这几年,在乡下种田的经历带给我许多美好的体验与深沉的感受。人在自然之中劳作,有更多机会回归自己内心。我也在这样的劳作之余,以文字和摄影去记录,这使我拥有比稻谷本身更丰富的收获。
有时我会阅读几本自然文学的书,比如亨利·贝斯顿在科德角的海边写下的《遥远的房屋》;比如梅尔在普罗旺斯写下的《普罗旺斯的一年》;比如约翰·缪尔在内华达山写下的《夏日走过山间》;比如约翰·巴勒斯在哈德逊山谷写下的《醒来的森林》。
我相信在跟大自然静寂独处的过程中,能感受到更多灵性的瞬间,也能听见小鸟与虫子们悠远的鸣唱。
4.
在浙江开化古田山保护区,于幽寂无人的山路上漫步,也有过一丝念头:如果把我丢在这里,一个月或两三个月,我会如何度过?
使我产生这样想法的机缘,是与一位自然保护站的年轻人聊天,他二十出头,在这大山深处工作。
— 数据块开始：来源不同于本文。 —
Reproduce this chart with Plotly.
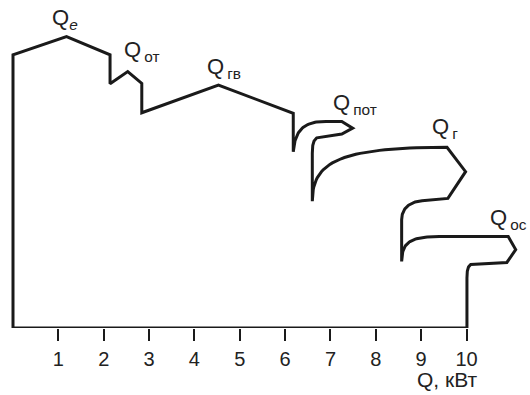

我对他的生活状态很感兴趣,毕竟,大学毕业,从繁华喧闹的城市生活一脚踏进深山沟里,深夜连一个说话的人都没有,能不能适应呢?一个又一个冷清的夜晚,又是怎样度过的?
如果,在这里拍一部电影,就用安安静静的镜头,拍一个年轻人在这里的工作与生活,是不是也会成就一部《哪呀哪呀神去村》那样的电影?
我认为那会是个好题材。海飞先生,或各位导演,你们不妨也考虑一下,一起到古田山来住几天,感受一下吧。
古田山上有座庙,要走很远很远的山路才能到达。那是一条古驿道,现在野草欣盛,早已湮没久远时光里的屐痕。但是山上庙里依然香火不断,我很感兴趣,不禁想,到底那庙里住着怎样的高人?
高山上,庙里的时光,应该会更加清寂吧。
天快黑了,窗外的山林披上了幽蓝的外衣。